_What you need to do_
Please give the listing again in its entirety, exactly as written.

[START]

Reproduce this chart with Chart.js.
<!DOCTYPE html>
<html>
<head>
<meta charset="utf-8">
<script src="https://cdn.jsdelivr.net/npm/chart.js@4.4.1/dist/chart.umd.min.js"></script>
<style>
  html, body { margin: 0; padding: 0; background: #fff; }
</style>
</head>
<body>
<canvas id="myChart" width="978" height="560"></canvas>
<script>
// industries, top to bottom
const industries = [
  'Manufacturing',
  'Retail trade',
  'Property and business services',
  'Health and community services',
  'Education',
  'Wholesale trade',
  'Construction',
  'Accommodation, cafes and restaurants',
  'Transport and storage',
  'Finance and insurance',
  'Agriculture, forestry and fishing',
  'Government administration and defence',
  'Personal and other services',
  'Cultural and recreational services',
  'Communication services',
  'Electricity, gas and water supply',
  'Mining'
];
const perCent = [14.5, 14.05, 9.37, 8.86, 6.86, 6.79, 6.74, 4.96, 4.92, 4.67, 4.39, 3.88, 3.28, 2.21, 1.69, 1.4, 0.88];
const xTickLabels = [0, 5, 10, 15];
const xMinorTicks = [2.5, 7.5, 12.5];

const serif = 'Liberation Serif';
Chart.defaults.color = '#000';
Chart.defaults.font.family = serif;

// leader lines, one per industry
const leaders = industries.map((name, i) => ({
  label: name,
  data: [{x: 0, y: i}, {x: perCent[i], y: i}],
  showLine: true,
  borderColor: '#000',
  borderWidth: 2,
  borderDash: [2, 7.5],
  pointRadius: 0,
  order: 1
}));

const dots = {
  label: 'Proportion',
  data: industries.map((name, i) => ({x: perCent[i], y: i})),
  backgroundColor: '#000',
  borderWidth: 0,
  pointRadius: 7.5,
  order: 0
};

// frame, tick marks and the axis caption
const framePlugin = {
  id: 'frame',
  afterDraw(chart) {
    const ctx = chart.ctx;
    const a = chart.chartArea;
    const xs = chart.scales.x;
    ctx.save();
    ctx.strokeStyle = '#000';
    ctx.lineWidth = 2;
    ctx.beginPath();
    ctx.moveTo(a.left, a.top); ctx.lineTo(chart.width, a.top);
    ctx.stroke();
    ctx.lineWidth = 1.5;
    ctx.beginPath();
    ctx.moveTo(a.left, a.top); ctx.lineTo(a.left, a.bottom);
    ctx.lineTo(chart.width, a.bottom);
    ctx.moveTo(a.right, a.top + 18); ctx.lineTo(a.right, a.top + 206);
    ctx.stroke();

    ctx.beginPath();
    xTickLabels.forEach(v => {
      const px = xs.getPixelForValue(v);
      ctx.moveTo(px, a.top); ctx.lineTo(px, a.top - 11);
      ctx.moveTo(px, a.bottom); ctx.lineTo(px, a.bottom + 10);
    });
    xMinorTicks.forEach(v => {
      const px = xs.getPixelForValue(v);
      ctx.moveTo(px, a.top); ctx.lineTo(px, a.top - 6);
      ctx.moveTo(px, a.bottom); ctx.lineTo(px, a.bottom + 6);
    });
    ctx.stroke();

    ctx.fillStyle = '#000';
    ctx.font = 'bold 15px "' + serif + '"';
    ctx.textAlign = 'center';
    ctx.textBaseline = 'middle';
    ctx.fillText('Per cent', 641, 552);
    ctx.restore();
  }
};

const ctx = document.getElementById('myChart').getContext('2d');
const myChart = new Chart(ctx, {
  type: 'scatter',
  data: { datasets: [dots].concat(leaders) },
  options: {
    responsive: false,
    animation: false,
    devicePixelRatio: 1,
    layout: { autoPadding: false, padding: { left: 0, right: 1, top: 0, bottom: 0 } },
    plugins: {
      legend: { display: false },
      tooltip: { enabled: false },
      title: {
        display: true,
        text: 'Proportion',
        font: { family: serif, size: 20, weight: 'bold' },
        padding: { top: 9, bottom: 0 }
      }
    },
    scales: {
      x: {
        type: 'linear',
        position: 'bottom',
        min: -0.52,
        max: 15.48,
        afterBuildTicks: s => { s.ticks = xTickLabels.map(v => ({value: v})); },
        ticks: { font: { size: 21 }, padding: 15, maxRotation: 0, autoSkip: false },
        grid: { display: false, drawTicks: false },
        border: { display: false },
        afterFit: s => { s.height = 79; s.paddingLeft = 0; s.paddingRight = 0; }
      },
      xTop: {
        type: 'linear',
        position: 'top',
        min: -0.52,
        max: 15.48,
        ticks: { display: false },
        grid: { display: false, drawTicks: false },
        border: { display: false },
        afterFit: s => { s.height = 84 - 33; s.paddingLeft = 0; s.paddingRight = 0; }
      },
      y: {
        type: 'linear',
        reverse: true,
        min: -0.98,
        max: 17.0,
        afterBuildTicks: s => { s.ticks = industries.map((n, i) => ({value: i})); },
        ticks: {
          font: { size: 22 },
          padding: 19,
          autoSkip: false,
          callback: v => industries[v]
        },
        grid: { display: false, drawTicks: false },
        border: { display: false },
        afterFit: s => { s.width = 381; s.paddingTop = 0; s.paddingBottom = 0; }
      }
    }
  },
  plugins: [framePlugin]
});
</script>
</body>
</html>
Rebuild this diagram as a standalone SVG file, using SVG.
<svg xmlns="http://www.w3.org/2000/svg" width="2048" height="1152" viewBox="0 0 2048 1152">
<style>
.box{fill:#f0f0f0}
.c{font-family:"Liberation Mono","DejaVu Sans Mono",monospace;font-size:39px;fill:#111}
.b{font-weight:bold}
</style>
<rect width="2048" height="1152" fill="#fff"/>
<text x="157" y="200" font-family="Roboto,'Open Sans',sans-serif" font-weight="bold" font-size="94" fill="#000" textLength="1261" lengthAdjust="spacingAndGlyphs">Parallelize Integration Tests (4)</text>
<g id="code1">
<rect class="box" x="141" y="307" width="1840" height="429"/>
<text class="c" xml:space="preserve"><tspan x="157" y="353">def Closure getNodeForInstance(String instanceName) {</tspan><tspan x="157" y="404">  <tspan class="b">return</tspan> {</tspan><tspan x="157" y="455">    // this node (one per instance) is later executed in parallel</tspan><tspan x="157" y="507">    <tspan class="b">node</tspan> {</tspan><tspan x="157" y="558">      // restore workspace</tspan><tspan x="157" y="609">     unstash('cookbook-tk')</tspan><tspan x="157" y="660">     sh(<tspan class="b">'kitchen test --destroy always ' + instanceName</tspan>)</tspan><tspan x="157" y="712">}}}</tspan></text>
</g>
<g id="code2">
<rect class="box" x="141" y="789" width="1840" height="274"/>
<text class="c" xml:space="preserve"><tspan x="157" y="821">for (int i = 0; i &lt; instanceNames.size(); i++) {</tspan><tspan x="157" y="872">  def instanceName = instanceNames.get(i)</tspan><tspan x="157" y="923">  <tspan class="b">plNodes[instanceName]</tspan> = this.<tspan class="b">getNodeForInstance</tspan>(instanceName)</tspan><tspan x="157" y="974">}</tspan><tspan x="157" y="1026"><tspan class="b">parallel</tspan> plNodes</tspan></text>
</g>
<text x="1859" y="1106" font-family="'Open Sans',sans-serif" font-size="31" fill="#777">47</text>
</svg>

[END]

_Finished task_
Reproduce this chart with Chart.js.
<!DOCTYPE html>
<html>
<head>
<meta charset="utf-8">
<script src="https://cdn.jsdelivr.net/npm/chart.js@4.4.1/dist/chart.umd.min.js"></script>
<style>
  html, body { margin: 0; padding: 0; background: #fff; }
</style>
</head>
<body>
<canvas id="myChart" width="978" height="560"></canvas>
<script>
// industries, top to bottom
const industries = [
  'Manufacturing',
  'Retail trade',
  'Property and business services',
  'Health and community services',
  'Education',
  'Wholesale trade',
  'Construction',
  'Accommodation, cafes and restaurants',
  'Transport and storage',
  'Finance and insurance',
  'Agriculture, forestry and fishing',
  'Government administration and defence',
  'Personal and other services',
  'Cultural and recreational services',
  'Communication services',
  'Electricity, gas and water supply',
  'Mining'
];
const perCent = [14.5, 14.05, 9.37, 8.86, 6.86, 6.79, 6.74, 4.96, 4.92, 4.67, 4.39, 3.88, 3.28, 2.21, 1.69, 1.4, 0.88];
const xTickLabels = [0, 5, 10, 15];
const xMinorTicks = [2.5, 7.5, 12.5];

const serif = 'Liberation Serif';
Chart.defaults.color = '#000';
Chart.defaults.font.family = serif;

// leader lines, one per industry
const leaders = industries.map((name, i) => ({
  label: name,
  data: [{x: 0, y: i}, {x: perCent[i], y: i}],
  showLine: true,
  borderColor: '#000',
  borderWidth: 2,
  borderDash: [2, 7.5],
  pointRadius: 0,
  order: 1
}));

const dots = {
  label: 'Proportion',
  data: industries.map((name, i) => ({x: perCent[i], y: i})),
  backgroundColor: '#000',
  borderWidth: 0,
  pointRadius: 7.5,
  order: 0
};

// frame, tick marks and the axis caption
const framePlugin = {
  id: 'frame',
  afterDraw(chart) {
    const ctx = chart.ctx;
    const a = chart.chartArea;
    const xs = chart.scales.x;
    ctx.save();
    ctx.strokeStyle = '#000';
    ctx.lineWidth = 2;
    ctx.beginPath();
    ctx.moveTo(a.left, a.top); ctx.lineTo(chart.width, a.top);
    ctx.stroke();
    ctx.lineWidth = 1.5;
    ctx.beginPath();
    ctx.moveTo(a.left, a.top); ctx.lineTo(a.left, a.bottom);
    ctx.lineTo(chart.width, a.bottom);
    ctx.moveTo(a.right, a.top + 18); ctx.lineTo(a.right, a.top + 206);
    ctx.stroke();

    ctx.beginPath();
    xTickLabels.forEach(v => {
      const px = xs.getPixelForValue(v);
      ctx.moveTo(px, a.top); ctx.lineTo(px, a.top - 11);
      ctx.moveTo(px, a.bottom); ctx.lineTo(px, a.bottom + 10);
    });
    xMinorTicks.forEach(v => {
      const px = xs.getPixelForValue(v);
      ctx.moveTo(px, a.top); ctx.lineTo(px, a.top - 6);
      ctx.moveTo(px, a.bottom); ctx.lineTo(px, a.bottom + 6);
    });
    ctx.stroke();

    ctx.fillStyle = '#000';
    ctx.font = 'bold 15px "' + serif + '"';
    ctx.textAlign = 'center';
    ctx.textBaseline = 'middle';
    ctx.fillText('Per cent', 641, 552);
    ctx.restore();
  }
};

const ctx = document.getElementById('myChart').getContext('2d');
const myChart = new Chart(ctx, {
  type: 'scatter',
  data: { datasets: [dots].concat(leaders) },
  options: {
    responsive: false,
    animation: false,
    devicePixelRatio: 1,
    layout: { autoPadding: false, padding: { left: 0, right: 1, top: 0, bottom: 0 } },
    plugins: {
      legend: { display: false },
      tooltip: { enabled: false },
      title: {
        display: true,
        text: 'Proportion',
        font: { family: serif, size: 20, weight: 'bold' },
        padding: { top: 9, bottom: 0 }
      }
    },
    scales: {
      x: {
        type: 'linear',
        position: 'bottom',
        min: -0.52,
        max: 15.48,
        afterBuildTicks: s => { s.ticks = xTickLabels.map(v => ({value: v})); },
        ticks: { font: { size: 21 }, padding: 15, maxRotation: 0, autoSkip: false },
        grid: { display: false, drawTicks: false },
        border: { display: false },
        afterFit: s => { s.height = 79; s.paddingLeft = 0; s.paddingRight = 0; }
      },
      xTop: {
        type: 'linear',
        position: 'top',
        min: -0.52,
        max: 15.48,
        ticks: { display: false },
        grid: { display: false, drawTicks: false },
        border: { display: false },
        afterFit: s => { s.height = 84 - 33; s.paddingLeft = 0; s.paddingRight = 0; }
      },
      y: {
        type: 'linear',
        reverse: true,
        min: -0.98,
        max: 17.0,
        afterBuildTicks: s => { s.ticks = industries.map((n, i) => ({value: i})); },
        ticks: {
          font: { size: 22 },
          padding: 19,
          autoSkip: false,
          callback: v => industries[v]
        },
        grid: { display: false, drawTicks: false },
        border: { display: false },
        afterFit: s => { s.width = 381; s.paddingTop = 0; s.paddingBottom = 0; }
      }
    }
  },
  plugins: [framePlugin]
});
</script>
</body>
</html>
Rebuild this diagram as a standalone SVG file, using SVG.
<svg xmlns="http://www.w3.org/2000/svg" width="2048" height="1152" viewBox="0 0 2048 1152">
<style>
.box{fill:#f0f0f0}
.c{font-family:"Liberation Mono","DejaVu Sans Mono",monospace;font-size:39px;fill:#111}
.b{font-weight:bold}
</style>
<rect width="2048" height="1152" fill="#fff"/>
<text x="157" y="200" font-family="Roboto,'Open Sans',sans-serif" font-weight="bold" font-size="94" fill="#000" textLength="1261" lengthAdjust="spacingAndGlyphs">Parallelize Integration Tests (4)</text>
<g id="code1">
<rect class="box" x="141" y="307" width="1840" height="429"/>
<text class="c" xml:space="preserve"><tspan x="157" y="353">def Closure getNodeForInstance(String instanceName) {</tspan><tspan x="157" y="404">  <tspan class="b">return</tspan> {</tspan><tspan x="157" y="455">    // this node (one per instance) is later executed in parallel</tspan><tspan x="157" y="507">    <tspan class="b">node</tspan> {</tspan><tspan x="157" y="558">      // restore workspace</tspan><tspan x="157" y="609">     unstash('cookbook-tk')</tspan><tspan x="157" y="660">     sh(<tspan class="b">'kitchen test --destroy always ' + instanceName</tspan>)</tspan><tspan x="157" y="712">}}}</tspan></text>
</g>
<g id="code2">
<rect class="box" x="141" y="789" width="1840" height="274"/>
<text class="c" xml:space="preserve"><tspan x="157" y="821">for (int i = 0; i &lt; instanceNames.size(); i++) {</tspan><tspan x="157" y="872">  def instanceName = instanceNames.get(i)</tspan><tspan x="157" y="923">  <tspan class="b">plNodes[instanceName]</tspan> = this.<tspan class="b">getNodeForInstance</tspan>(instanceName)</tspan><tspan x="157" y="974">}</tspan><tspan x="157" y="1026"><tspan class="b">parallel</tspan> plNodes</tspan></text>
</g>
<text x="1859" y="1106" font-family="'Open Sans',sans-serif" font-size="31" fill="#777">47</text>
</svg>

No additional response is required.